## Exercise
The listing below must be repeated word for word, with its images excluded.

+++ Input

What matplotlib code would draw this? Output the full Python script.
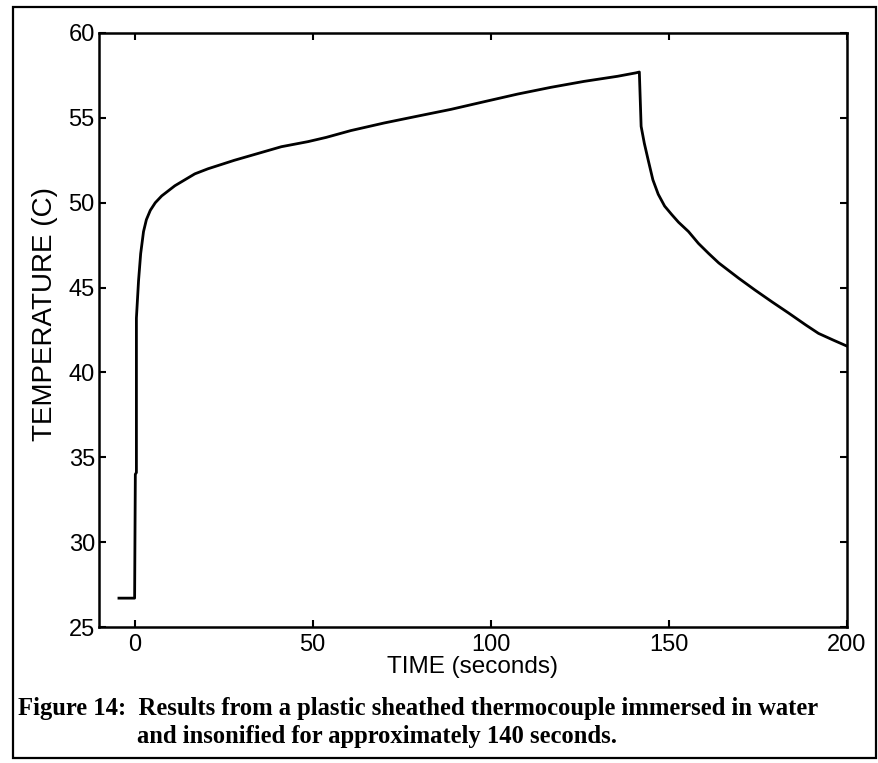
import matplotlib
matplotlib.use("Agg")
import matplotlib.pyplot as plt
from matplotlib.patches import Rectangle

# thermocouple trace
time_s = [-4.4, 0.0, 0.2, 0.5, 0.5, 1.1, 1.7, 2.5, 3.3, 4.4, 5.8, 7.6, 11.3, 16.9,
          20.6, 28.0, 34.6, 41.2, 48.7, 53.8, 60.7, 70.1, 79.4, 88.8, 98.1,
          107.5, 116.9, 126.2, 135.6, 140.7, 141.7, 142.2, 143.1, 144.2, 145.5,
          147.0, 148.8, 150.8, 152.7, 155.5, 158.3, 161.2, 164.0, 169.6, 174.2,
          179.0, 183.6, 188.4, 192.0, 196.2, 200.0]
temp_c = [26.7, 26.7, 34.0, 34.1, 43.2, 45.4, 47.0, 48.3, 49.0, 49.55, 50.0, 50.4,
          51.0, 51.7, 52.0, 52.5, 52.9, 53.3, 53.6, 53.85, 54.25, 54.7, 55.1,
          55.5, 55.95, 56.4, 56.8, 57.15, 57.45, 57.65, 57.7, 54.5, 53.5, 52.5,
          51.35, 50.5, 49.8, 49.3, 48.85, 48.3, 47.6, 47.0, 46.45, 45.55, 44.85,
          44.15, 43.5, 42.8, 42.3, 41.9, 41.55]

x_ticks = [0, 50, 100, 150, 200]
y_ticks = [25, 30, 35, 40, 45, 50, 55, 60]

caption_1 = "Figure 14:  Results from a plastic sheathed thermocouple immersed in water"
caption_2 = "and insonified for approximately 140 seconds."

W, H = 879, 763
fig = plt.figure(figsize=(W / 100, H / 100), dpi=100)
ax = fig.add_axes([99 / W, 1 - 627 / H, (847 - 99) / W, (627 - 33) / H])

ax.plot(time_s, temp_c, color="k", lw=2.0)
ax.set_xlim(-10, 200)
ax.set_ylim(25, 60)
ax.set_xticks(x_ticks)
ax.set_yticks(y_ticks)

lab_font = dict(family=["Liberation Sans", "DejaVu Sans"], size=17)
ax.set_xticklabels([str(t) for t in x_ticks], **lab_font)
ax.set_yticklabels([str(t) for t in y_ticks], **lab_font)
ax.tick_params(direction="in", length=5, width=1.5, top=True, right=True,
               colors="k")
ax.tick_params(axis="x", pad=5)
ax.tick_params(axis="y", pad=3)
for s in ax.spines.values():
    s.set_linewidth(1.8)

ax.set_xlabel("TIME (seconds)", family=["Liberation Sans", "DejaVu Sans"], size=17.5)
ax.set_ylabel("TEMPERATURE (C)", family=["Liberation Sans", "DejaVu Sans"], size=20)
ax.xaxis.set_label_coords((473 - 99) / (847 - 99), -(667 - 627) / (627 - 33))
ax.yaxis.set_label_coords(-(99 - 45) / (847 - 99), (627 - 314) / (627 - 33))
ax.xaxis.label.set_va("center")
ax.yaxis.label.set_va("center")

cap_font = dict(family=["Liberation Serif", "DejaVu Serif"], size=17.7,
                weight="bold", va="center", ha="left")
fig.text(18 / W, 1 - 708 / H, caption_1, **cap_font)
fig.text(137 / W, 1 - 737 / H, caption_2, **cap_font)

# outer frame round the whole figure
fig.add_artist(Rectangle((13 / W, 1 - 758 / H), (876 - 13) / W, (758 - 7) / H,
                         transform=fig.transFigure, fill=False, lw=1.6,
                         edgecolor="k"))

fig.savefig("out.png", dpi=100)
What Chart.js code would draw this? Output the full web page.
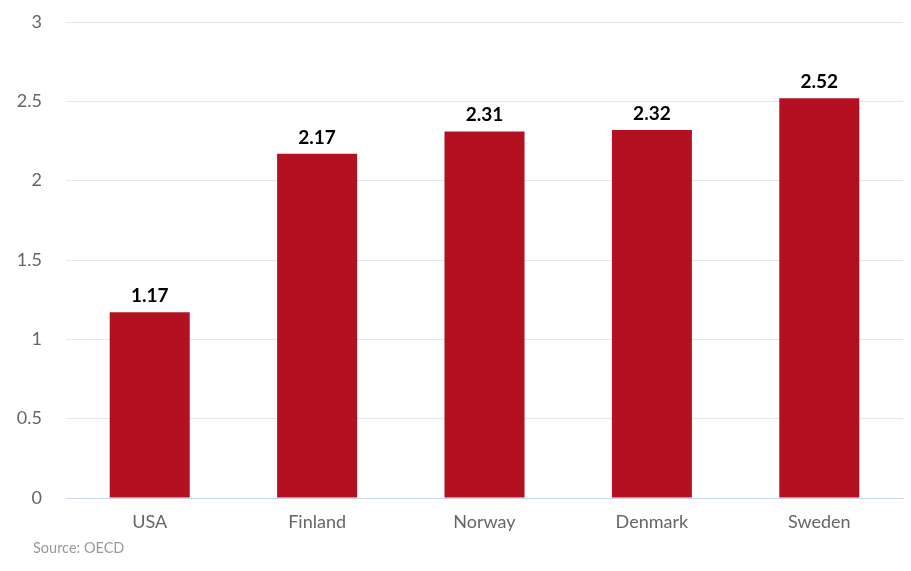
<!DOCTYPE html>
<html>
<head>
<meta charset="utf-8">
<script src="https://cdn.jsdelivr.net/npm/chart.js@4"></script>
<style>
  html, body { margin: 0; padding: 0; background: #fff; }
  #chart { display: block; }
</style>
</head>
<body>
<canvas id="chart" width="911" height="571"></canvas>
<script>
// Data
const countries = ['USA', 'Finland', 'Norway', 'Denmark', 'Sweden'];
const values = [1.17, 2.17, 2.31, 2.32, 2.52];
const yTicks = [0, 0.5, 1, 1.5, 2, 2.5, 3];
const sourceText = 'Source: OECD';

const FONT = 'Lato, "Open Sans", sans-serif';

/**
 * Value labels above each bar
 */
const valueLabels = {
    id: 'valueLabels',
    afterDatasetsDraw(chart) {
        const ctx = chart.ctx;
        const meta = chart.getDatasetMeta(0);
        ctx.save();
        ctx.font = 'bold 19px ' + FONT;
        ctx.textAlign = 'center';
        ctx.textBaseline = 'alphabetic';
        ctx.lineJoin = 'round';
        meta.data.forEach((bar, i) => {
            const text = values[i].toFixed(2);
            ctx.lineWidth = 3;
            ctx.strokeStyle = '#ffffff';
            ctx.strokeText(text, bar.x, bar.y - 10);
            ctx.fillStyle = '#000000';
            ctx.fillText(text, bar.x, bar.y - 10);
        });
        ctx.restore();
    }
};

/**
 * Source credit bottom left
 */
const sourceNote = {
    id: 'sourceNote',
    afterDraw(chart) {
        const ctx = chart.ctx;
        ctx.save();
        ctx.font = '14.5px ' + FONT;
        ctx.fillStyle = '#999999';
        ctx.textAlign = 'left';
        ctx.textBaseline = 'middle';
        ctx.fillText(sourceText, 33, 548);
        ctx.restore();
    }
};

new Chart(document.getElementById('chart'), {
    type: 'bar',
    data: {
        labels: countries,
        datasets: [{
            data: values,
            backgroundColor: '#b31122',
            borderWidth: 0,
            barPercentage: 0.478,
            categoryPercentage: 1
        }]
    },
    options: {
        responsive: false,
        animation: false,
        layout: { padding: { top: 0, right: 8, left: 0, bottom: 0 } },
        plugins: {
            legend: { display: false },
            tooltip: { enabled: false }
        },
        scales: {
            x: {
                afterFit(scale) { scale.height = 73; },
                grid: { display: false },
                border: { display: true, color: '#ccd6eb', width: 1 },
                ticks: {
                    color: '#666666',
                    padding: 5,
                    font: { family: FONT, size: 18 }
                }
            },
            y: {
                min: 0,
                max: 3,
                afterFit(scale) {
                    scale.width = 66;
                    scale.paddingTop = 22;
                },
                afterBuildTicks(scale) {
                    scale.ticks = yTicks.map(v => ({ value: v }));
                },
                border: { display: false },
                grid: {
                    drawTicks: false,
                    color: ctx => ctx.tick && ctx.tick.value === 0 ? 'rgba(0,0,0,0)' : '#e6e6e6'
                },
                ticks: {
                    color: '#666666',
                    padding: 24,
                    font: { family: FONT, size: 18 },
                    callback: v => String(v)
                }
            }
        }
    },
    plugins: [valueLabels, sourceNote]
});
</script>
</body>
</html>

++++++

## Task output
What matplotlib code would draw this? Output the full Python script.
import matplotlib
matplotlib.use("Agg")
import matplotlib.pyplot as plt
from matplotlib.patches import Rectangle

# thermocouple trace
time_s = [-4.4, 0.0, 0.2, 0.5, 0.5, 1.1, 1.7, 2.5, 3.3, 4.4, 5.8, 7.6, 11.3, 16.9,
          20.6, 28.0, 34.6, 41.2, 48.7, 53.8, 60.7, 70.1, 79.4, 88.8, 98.1,
          107.5, 116.9, 126.2, 135.6, 140.7, 141.7, 142.2, 143.1, 144.2, 145.5,
          147.0, 148.8, 150.8, 152.7, 155.5, 158.3, 161.2, 164.0, 169.6, 174.2,
          179.0, 183.6, 188.4, 192.0, 196.2, 200.0]
temp_c = [26.7, 26.7, 34.0, 34.1, 43.2, 45.4, 47.0, 48.3, 49.0, 49.55, 50.0, 50.4,
          51.0, 51.7, 52.0, 52.5, 52.9, 53.3, 53.6, 53.85, 54.25, 54.7, 55.1,
          55.5, 55.95, 56.4, 56.8, 57.15, 57.45, 57.65, 57.7, 54.5, 53.5, 52.5,
          51.35, 50.5, 49.8, 49.3, 48.85, 48.3, 47.6, 47.0, 46.45, 45.55, 44.85,
          44.15, 43.5, 42.8, 42.3, 41.9, 41.55]

x_ticks = [0, 50, 100, 150, 200]
y_ticks = [25, 30, 35, 40, 45, 50, 55, 60]

caption_1 = "Figure 14:  Results from a plastic sheathed thermocouple immersed in water"
caption_2 = "and insonified for approximately 140 seconds."

W, H = 879, 763
fig = plt.figure(figsize=(W / 100, H / 100), dpi=100)
ax = fig.add_axes([99 / W, 1 - 627 / H, (847 - 99) / W, (627 - 33) / H])

ax.plot(time_s, temp_c, color="k", lw=2.0)
ax.set_xlim(-10, 200)
ax.set_ylim(25, 60)
ax.set_xticks(x_ticks)
ax.set_yticks(y_ticks)

lab_font = dict(family=["Liberation Sans", "DejaVu Sans"], size=17)
ax.set_xticklabels([str(t) for t in x_ticks], **lab_font)
ax.set_yticklabels([str(t) for t in y_ticks], **lab_font)
ax.tick_params(direction="in", length=5, width=1.5, top=True, right=True,
               colors="k")
ax.tick_params(axis="x", pad=5)
ax.tick_params(axis="y", pad=3)
for s in ax.spines.values():
    s.set_linewidth(1.8)

ax.set_xlabel("TIME (seconds)", family=["Liberation Sans", "DejaVu Sans"], size=17.5)
ax.set_ylabel("TEMPERATURE (C)", family=["Liberation Sans", "DejaVu Sans"], size=20)
ax.xaxis.set_label_coords((473 - 99) / (847 - 99), -(667 - 627) / (627 - 33))
ax.yaxis.set_label_coords(-(99 - 45) / (847 - 99), (627 - 314) / (627 - 33))
ax.xaxis.label.set_va("center")
ax.yaxis.label.set_va("center")

cap_font = dict(family=["Liberation Serif", "DejaVu Serif"], size=17.7,
                weight="bold", va="center", ha="left")
fig.text(18 / W, 1 - 708 / H, caption_1, **cap_font)
fig.text(137 / W, 1 - 737 / H, caption_2, **cap_font)

# outer frame round the whole figure
fig.add_artist(Rectangle((13 / W, 1 - 758 / H), (876 - 13) / W, (758 - 7) / H,
                         transform=fig.transFigure, fill=False, lw=1.6,
                         edgecolor="k"))

fig.savefig("out.png", dpi=100)
What Chart.js code would draw this? Output the full web page.
<!DOCTYPE html>
<html>
<head>
<meta charset="utf-8">
<script src="https://cdn.jsdelivr.net/npm/chart.js@4"></script>
<style>
  html, body { margin: 0; padding: 0; background: #fff; }
  #chart { display: block; }
</style>
</head>
<body>
<canvas id="chart" width="911" height="571"></canvas>
<script>
// Data
const countries = ['USA', 'Finland', 'Norway', 'Denmark', 'Sweden'];
const values = [1.17, 2.17, 2.31, 2.32, 2.52];
const yTicks = [0, 0.5, 1, 1.5, 2, 2.5, 3];
const sourceText = 'Source: OECD';

const FONT = 'Lato, "Open Sans", sans-serif';

/**
 * Value labels above each bar
 */
const valueLabels = {
    id: 'valueLabels',
    afterDatasetsDraw(chart) {
        const ctx = chart.ctx;
        const meta = chart.getDatasetMeta(0);
        ctx.save();
        ctx.font = 'bold 19px ' + FONT;
        ctx.textAlign = 'center';
        ctx.textBaseline = 'alphabetic';
        ctx.lineJoin = 'round';
        meta.data.forEach((bar, i) => {
            const text = values[i].toFixed(2);
            ctx.lineWidth = 3;
            ctx.strokeStyle = '#ffffff';
            ctx.strokeText(text, bar.x, bar.y - 10);
            ctx.fillStyle = '#000000';
            ctx.fillText(text, bar.x, bar.y - 10);
        });
        ctx.restore();
    }
};

/**
 * Source credit bottom left
 */
const sourceNote = {
    id: 'sourceNote',
    afterDraw(chart) {
        const ctx = chart.ctx;
        ctx.save();
        ctx.font = '14.5px ' + FONT;
        ctx.fillStyle = '#999999';
        ctx.textAlign = 'left';
        ctx.textBaseline = 'middle';
        ctx.fillText(sourceText, 33, 548);
        ctx.restore();
    }
};

new Chart(document.getElementById('chart'), {
    type: 'bar',
    data: {
        labels: countries,
        datasets: [{
            data: values,
            backgroundColor: '#b31122',
            borderWidth: 0,
            barPercentage: 0.478,
            categoryPercentage: 1
        }]
    },
    options: {
        responsive: false,
        animation: false,
        layout: { padding: { top: 0, right: 8, left: 0, bottom: 0 } },
        plugins: {
            legend: { display: false },
            tooltip: { enabled: false }
        },
        scales: {
            x: {
                afterFit(scale) { scale.height = 73; },
                grid: { display: false },
                border: { display: true, color: '#ccd6eb', width: 1 },
                ticks: {
                    color: '#666666',
                    padding: 5,
                    font: { family: FONT, size: 18 }
                }
            },
            y: {
                min: 0,
                max: 3,
                afterFit(scale) {
                    scale.width = 66;
                    scale.paddingTop = 22;
                },
                afterBuildTicks(scale) {
                    scale.ticks = yTicks.map(v => ({ value: v }));
                },
                border: { display: false },
                grid: {
                    drawTicks: false,
                    color: ctx => ctx.tick && ctx.tick.value === 0 ? 'rgba(0,0,0,0)' : '#e6e6e6'
                },
                ticks: {
                    color: '#666666',
                    padding: 24,
                    font: { family: FONT, size: 18 },
                    callback: v => String(v)
                }
            }
        }
    },
    plugins: [valueLabels, sourceNote]
});
</script>
</body>
</html>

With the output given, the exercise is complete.